Она начинает задыхаться за моей спиной… А меня снова сводит сильнейшая судорога злости на себя. Докатился. Довел до слез мать моего ребенка. Оборачиваюсь – смотрю на нее, прячущую лицо в ладонях.
Я ведь должен её любить. Должен ценить то, что она для меня делает. Дает то, чего я давно хочу.
– Успокойся, – я выкрадываю у себя пару минут, чтобы обнять девушку, провести ладонями по её спине, – я знаю, что у нас все не просто. И никогда не требовал, чтобы ты была такой же беременной, как и все. Не уверен, что это в принципе возможно.
Она вцепляется в меня с каким-то предельным отчаянием. Царапает по ткани пиджака, всхлипывает в плечо.
– Я так боюсь тебя потерять, – шепчет она, – так тебя люблю. А ты – как будто отстраняешься. С каждым днем все сильнее.
– Не говори ерунды. Все нормально. Если хочешь – могу приехать сегодня пораньше. Сходим в кино.
– Да, да, очень хочу, – Юла радостно вцепляется в эту идею, – мы давно время вместе не проводили. Погрязли в работе.
– Мне правда сейчас пора, Юль, – напоминаю я, осторожно отстраняясь, – увидимся на работе. Может, пообедаем вместе.
Она кивает, я выхожу?
Ну, и где мой занавес? Где аплодисменты?
Выдать столько правдоподобного вранья за пять минут общения…
Бью все рекорды.
Отдельная сковородка в аду мне будет полагаться за то, что после такого разговора с будущей женой я еду…
В больницу, где сейчас сосредоточено все мое несостоявшееся. В том числе и нелогичные порывы вывести Энджи на чистую воду.
Что плохого в том, что я хочу знать правду?
Только то, что я не знаю, что мне делать с ней после.
Ситуация выглядит отвратительно. И вообще не имеет выхода. Одно понятно точно – если мои подозрения оправдаются, я не буду тянуть до свадьбы и сразу обозначу ситуацию перед Юлой.
Признаваться в собственной неверности будет непросто, но вечно избегать этого просто нельзя.
Операция “сдача крови” действительно походит на какой-то жестко обусловленный квест. От меня требуют запарковаться в трех дворах от больницы, прийти к ней пешком и зайти в лабораторию со служебного входа. И лечащий врач Энджи, которую смог уболтать на мое мутное дело Лекс, встречает меня у дверей, надвигая на нос медицинскую маску.
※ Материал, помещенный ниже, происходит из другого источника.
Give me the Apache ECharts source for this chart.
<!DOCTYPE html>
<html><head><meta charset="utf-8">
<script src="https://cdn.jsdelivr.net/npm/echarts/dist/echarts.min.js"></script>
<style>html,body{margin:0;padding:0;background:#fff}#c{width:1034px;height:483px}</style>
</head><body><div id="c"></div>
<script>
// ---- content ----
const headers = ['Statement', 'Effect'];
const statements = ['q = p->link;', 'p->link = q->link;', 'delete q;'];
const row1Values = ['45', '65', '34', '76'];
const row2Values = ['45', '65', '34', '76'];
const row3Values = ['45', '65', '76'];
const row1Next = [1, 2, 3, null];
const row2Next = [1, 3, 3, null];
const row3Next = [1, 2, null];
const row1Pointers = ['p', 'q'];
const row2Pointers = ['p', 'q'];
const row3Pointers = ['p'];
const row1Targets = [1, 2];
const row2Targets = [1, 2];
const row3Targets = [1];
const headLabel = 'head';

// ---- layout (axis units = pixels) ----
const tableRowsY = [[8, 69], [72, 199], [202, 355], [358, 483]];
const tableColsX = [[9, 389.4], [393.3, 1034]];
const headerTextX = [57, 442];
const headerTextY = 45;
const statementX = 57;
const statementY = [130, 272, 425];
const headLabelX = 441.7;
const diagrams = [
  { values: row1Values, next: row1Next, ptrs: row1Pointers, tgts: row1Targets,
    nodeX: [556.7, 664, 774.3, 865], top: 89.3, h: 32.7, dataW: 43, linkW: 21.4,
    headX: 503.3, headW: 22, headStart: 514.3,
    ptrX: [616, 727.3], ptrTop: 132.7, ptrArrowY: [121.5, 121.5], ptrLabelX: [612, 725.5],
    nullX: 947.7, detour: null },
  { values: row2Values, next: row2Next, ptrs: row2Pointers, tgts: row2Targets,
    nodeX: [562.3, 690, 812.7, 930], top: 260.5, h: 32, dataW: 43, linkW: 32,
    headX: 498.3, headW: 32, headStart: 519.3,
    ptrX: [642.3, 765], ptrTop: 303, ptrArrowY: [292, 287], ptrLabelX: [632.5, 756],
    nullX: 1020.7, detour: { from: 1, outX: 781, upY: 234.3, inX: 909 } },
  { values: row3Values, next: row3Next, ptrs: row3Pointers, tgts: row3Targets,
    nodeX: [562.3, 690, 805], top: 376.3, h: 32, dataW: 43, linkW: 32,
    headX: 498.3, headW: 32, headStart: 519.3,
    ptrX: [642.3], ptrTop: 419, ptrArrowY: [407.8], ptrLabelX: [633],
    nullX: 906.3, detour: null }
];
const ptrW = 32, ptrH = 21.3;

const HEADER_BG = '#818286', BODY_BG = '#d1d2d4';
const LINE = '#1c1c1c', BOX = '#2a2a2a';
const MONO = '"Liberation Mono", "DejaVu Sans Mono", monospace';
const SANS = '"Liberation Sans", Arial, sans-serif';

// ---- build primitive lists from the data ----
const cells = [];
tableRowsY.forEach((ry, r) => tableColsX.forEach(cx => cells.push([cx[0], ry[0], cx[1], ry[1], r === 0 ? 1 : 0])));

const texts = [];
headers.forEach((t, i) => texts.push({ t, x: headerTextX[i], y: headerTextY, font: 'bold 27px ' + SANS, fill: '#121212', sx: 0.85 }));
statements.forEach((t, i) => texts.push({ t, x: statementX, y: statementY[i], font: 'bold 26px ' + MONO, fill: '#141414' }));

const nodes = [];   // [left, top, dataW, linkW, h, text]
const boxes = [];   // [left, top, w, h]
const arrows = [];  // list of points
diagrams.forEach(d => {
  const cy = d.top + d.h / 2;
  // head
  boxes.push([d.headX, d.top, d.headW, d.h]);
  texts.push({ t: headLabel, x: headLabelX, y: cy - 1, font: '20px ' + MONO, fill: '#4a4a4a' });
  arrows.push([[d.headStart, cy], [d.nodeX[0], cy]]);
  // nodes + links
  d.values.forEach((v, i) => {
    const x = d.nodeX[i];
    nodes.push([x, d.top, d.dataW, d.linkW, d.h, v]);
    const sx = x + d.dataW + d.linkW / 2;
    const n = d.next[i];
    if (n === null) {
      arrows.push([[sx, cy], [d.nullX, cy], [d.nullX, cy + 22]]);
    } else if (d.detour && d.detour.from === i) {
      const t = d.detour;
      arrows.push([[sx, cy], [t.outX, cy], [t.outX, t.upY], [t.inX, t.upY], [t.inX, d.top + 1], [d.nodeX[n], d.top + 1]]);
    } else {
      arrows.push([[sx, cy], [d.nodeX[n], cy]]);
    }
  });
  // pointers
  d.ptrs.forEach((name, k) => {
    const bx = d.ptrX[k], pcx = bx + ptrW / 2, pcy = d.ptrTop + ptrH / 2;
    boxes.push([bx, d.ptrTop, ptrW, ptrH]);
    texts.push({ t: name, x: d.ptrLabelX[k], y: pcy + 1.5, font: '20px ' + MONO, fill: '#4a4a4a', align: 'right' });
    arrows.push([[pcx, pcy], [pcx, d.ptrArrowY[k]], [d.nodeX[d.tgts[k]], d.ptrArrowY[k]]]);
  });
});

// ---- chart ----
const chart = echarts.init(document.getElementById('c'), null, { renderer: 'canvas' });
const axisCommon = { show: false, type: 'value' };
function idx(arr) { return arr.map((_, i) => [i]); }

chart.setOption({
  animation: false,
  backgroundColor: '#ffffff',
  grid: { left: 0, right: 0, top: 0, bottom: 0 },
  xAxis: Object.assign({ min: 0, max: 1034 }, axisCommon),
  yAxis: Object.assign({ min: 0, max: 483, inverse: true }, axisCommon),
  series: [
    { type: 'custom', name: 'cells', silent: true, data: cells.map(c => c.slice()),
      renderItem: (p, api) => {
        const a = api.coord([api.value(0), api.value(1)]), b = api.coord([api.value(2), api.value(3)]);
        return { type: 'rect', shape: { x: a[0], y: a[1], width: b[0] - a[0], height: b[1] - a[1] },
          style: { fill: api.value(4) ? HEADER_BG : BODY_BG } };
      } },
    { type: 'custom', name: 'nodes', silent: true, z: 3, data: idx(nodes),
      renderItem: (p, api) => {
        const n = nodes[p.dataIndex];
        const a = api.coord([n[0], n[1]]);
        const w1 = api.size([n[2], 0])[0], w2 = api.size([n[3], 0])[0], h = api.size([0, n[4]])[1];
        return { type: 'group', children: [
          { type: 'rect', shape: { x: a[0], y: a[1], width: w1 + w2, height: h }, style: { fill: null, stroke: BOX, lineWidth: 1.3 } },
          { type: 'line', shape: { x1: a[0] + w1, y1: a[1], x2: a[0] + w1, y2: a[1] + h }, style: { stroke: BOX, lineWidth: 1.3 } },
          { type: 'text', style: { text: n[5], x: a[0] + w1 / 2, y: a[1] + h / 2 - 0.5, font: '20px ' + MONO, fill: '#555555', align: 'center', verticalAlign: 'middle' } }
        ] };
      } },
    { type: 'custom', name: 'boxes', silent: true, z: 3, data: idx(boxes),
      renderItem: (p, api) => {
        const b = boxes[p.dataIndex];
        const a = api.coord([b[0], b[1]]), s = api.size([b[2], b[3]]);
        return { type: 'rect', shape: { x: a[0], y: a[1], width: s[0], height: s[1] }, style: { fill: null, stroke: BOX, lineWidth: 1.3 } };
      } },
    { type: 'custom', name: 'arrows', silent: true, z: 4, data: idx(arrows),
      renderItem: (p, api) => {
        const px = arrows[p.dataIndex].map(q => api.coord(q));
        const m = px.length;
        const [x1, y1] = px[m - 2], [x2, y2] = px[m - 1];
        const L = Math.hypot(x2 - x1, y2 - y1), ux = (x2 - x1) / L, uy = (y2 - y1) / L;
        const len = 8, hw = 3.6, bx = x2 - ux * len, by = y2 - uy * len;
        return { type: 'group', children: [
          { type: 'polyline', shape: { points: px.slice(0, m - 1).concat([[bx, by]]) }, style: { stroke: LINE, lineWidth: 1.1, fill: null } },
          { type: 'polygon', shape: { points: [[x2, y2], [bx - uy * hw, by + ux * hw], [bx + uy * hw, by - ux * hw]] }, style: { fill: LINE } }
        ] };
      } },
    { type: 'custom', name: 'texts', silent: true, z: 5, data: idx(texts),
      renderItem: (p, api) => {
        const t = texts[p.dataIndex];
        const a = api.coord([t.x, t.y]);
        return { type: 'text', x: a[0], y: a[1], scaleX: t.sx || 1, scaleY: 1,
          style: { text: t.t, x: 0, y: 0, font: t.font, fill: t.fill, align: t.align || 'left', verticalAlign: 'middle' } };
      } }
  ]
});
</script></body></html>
– Халат наденьте. И бахилы, – устало требует женщина, нервно ежась, когда мы заходим внутрь подсобного помещения медработников. Это какой-то склад, и белых медицинских халатов здесь действительно лежит с избытком.
Один – вскрытый и отложенный, явно подготовлен для меня.
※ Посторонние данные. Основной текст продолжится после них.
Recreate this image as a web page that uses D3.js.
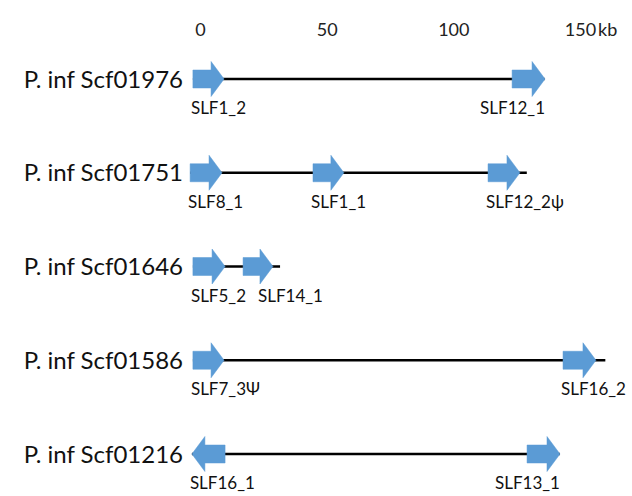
<!DOCTYPE html>
<html>
<head>
<meta charset="utf-8">
<script src="https://cdn.jsdelivr.net/npm/d3@7"></script>
<style>
  body { margin: 0; background: #fff; }
  svg { display: block; font-family: Lato, "Open Sans", sans-serif; }
</style>
</head>
<body>
<div id="chart"></div>
<script>
// Scaffolds with SLF genes, positions in kb.

const width = 632;
const height = 496;

const scaffolds = ["P. inf Scf01976", "P. inf Scf01751", "P. inf Scf01646", "P. inf Scf01586", "P. inf Scf01216"];
const scaffoldStart = [-2.8, -3.9, -2.8, -2.8, -3.2];
const scaffoldEnd = [136, 129, 31.6, 160, 142];

const geneScaffold = [0, 0, 1, 1, 1, 2, 2, 3, 3, 4, 4];
const geneNames = ["SLF1_2", "SLF12_1", "SLF8_1", "SLF1_1", "SLF12_2ψ", "SLF5_2", "SLF14_1", "SLF7_3Ψ", "SLF16_2", "SLF16_1", "SLF13_1"];
const geneStart = [-2.8, 123.2, -3.9, 44.6, 113.7, -2.8, 17, -2.8, 143.3, -3.2, 129.1];
const geneEnd = [9.5, 136.2, 8.7, 56.8, 126.3, 9.9, 28.8, 9.5, 156.3, 9.9, 142.1];
const geneStrand = [1, 1, 1, 1, 1, 1, 1, 1, 1, -1, 1];
// where the name sits under its arrow: from the left end, the middle, or up to the right end
const labelAlign = ["start", "end", "start", "start", "start", "start", "mid", "start", "start", "start", "end"];

const tickValues = [0, 50, 100, 150];

const x = d3.scaleLinear().domain([0, 150]).range([200, 580]);
const y = d3.scalePoint().domain(scaffolds).range([79, 454]);

const svg = d3.select("#chart")
    .append("svg")
    .attr("width", width)
    .attr("height", height);

// scale bar labels on top, no axis line
const axis = svg.append("g")
    .attr("transform", "translate(0,36)")
    .call(d3.axisTop(x).tickValues(tickValues).tickSize(0).tickPadding(0));
axis.select(".domain").remove();
axis.selectAll("text")
    .attr("font-family", "Lato, sans-serif")
    .attr("font-size", 18)
    .attr("fill", "#222");
svg.append("text")
    .attr("x", x(150) + 18)
    .attr("y", 36)
    .attr("font-size", 18)
    .attr("fill", "#222")
    .text("kb");

// scaffold rows
const rows = svg.append("g")
    .selectAll("g")
    .data(scaffolds)
    .join("g");

rows.append("text")
    .attr("x", 183)
    .attr("y", d => y(d))
    .attr("dy", "0.36em")
    .attr("text-anchor", "end")
    .attr("font-size", 24)
    .attr("fill", "#111")
    .text(d => d);

rows.append("line")
    .attr("x1", (d, i) => x(scaffoldStart[i]))
    .attr("x2", (d, i) => x(scaffoldEnd[i]))
    .attr("y1", d => y(d))
    .attr("y2", d => y(d))
    .attr("stroke", "#000")
    .attr("stroke-width", 2.5);

// gene arrows
function arrow(i) {
  const cy = y(scaffolds[geneScaffold[i]]);
  let a = x(geneStart[i]), b = x(geneEnd[i]);
  const head = 13, body = 9, wing = 17.5;
  if (geneStrand[i] < 0) [a, b] = [b, a];
  const s = geneStrand[i];
  const p = d3.path();
  p.moveTo(a, cy - body);
  p.lineTo(b - s * head, cy - body);
  p.lineTo(b - s * head, cy - wing);
  p.lineTo(b, cy);
  p.lineTo(b - s * head, cy + wing);
  p.lineTo(b - s * head, cy + body);
  p.lineTo(a, cy + body);
  p.closePath();
  return p.toString();
}

const genes = d3.range(geneNames.length);

svg.append("g")
    .selectAll("path")
    .data(genes)
    .join("path")
    .attr("d", arrow)
    .attr("fill", "#5b9bd5")
    .attr("stroke", "#5b9bd5")
    .attr("stroke-width", 0.5);

function labelX(i) {
  const lo = x(Math.min(geneStart[i], geneEnd[i]));
  const hi = x(Math.max(geneStart[i], geneEnd[i]));
  if (labelAlign[i] === "end") return hi;
  if (labelAlign[i] === "mid") return (lo + hi) / 2;
  return lo - 2;
}

svg.append("g")
    .selectAll("text")
    .data(genes)
    .join("text")
    .attr("x", labelX)
    .attr("y", i => y(scaffolds[geneScaffold[i]]) + 29)
    .attr("dy", "0.36em")
    .attr("text-anchor", i => labelAlign[i] === "end" ? "end" : "start")
    .attr("font-size", 17)
    .attr("fill", "#111")
    .text(i => geneNames[i]);
</script>
</body>
</html>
Перинатальный центр ранним утром – все равно больница. Здесь носятся медсестры, куда-то везут тяжелые тележки с кастрюлями, и даже есть пара ранних пациенток. Одна сидит у кабинета УЗИ, вторая попадается в коридоре лаборатории.
Мы, кстати, проходим мимо, и заходим аж в сестринскую. Пустую сестринскую.
– Садитесь, – моя сообщница запирает за мной дверь, кивает мне на стул у стола и ныряет в стоящую в углу тумбочку. К моему удивлению, достает она оттуда полный комплект инструментов для взятия крови из вены.
– Не в первый раз, или вы просто заранее подготовились?
Вопрос не удерживается у меня на языке и оказывается предельно рискованным. Женщина оборачивается ко мне, сурово сводит брови над переносицей. В её напряженном взгляде ясно читается желание послать меня к чертовой матери.
К моему счастью – до дела так и не доходит.
Врач стелет на стол одноразовую пеленку.
– Не в первый, – хмуро озвучивает она, – много вас, недопапаш ко мне ходит и пытается от ответственности как можно раньше увильнуть. Примерно десять штук на одну действительно ветреную девочку. Рукав закатываем.
– Я не собираюсь увиливать, – замечаю я, пока на моей руке повыше локтя затягивается жгут, – я наоборот хочу, чтобы результат проверки был положительным.
Во время нащупывания вены врач молчит. Только по шумному дыханию я могу догадаться, что все равно её раздражаю.
– Это же насколько нужно было обидеть девочку, чтобы она взяла и решила утаить отцовство? – презрительно цедит врач, когда кровь уже начинает течь в пробирку.
Да, это очень меткий вопрос. Пропускать который через себя мне совсем не хочется.
– Сильно, – невесело признаю я, – очень сильно.
– Да заметно, – тон не меняется, – после слабых обид с нервными срывами на сохранение не ложатся.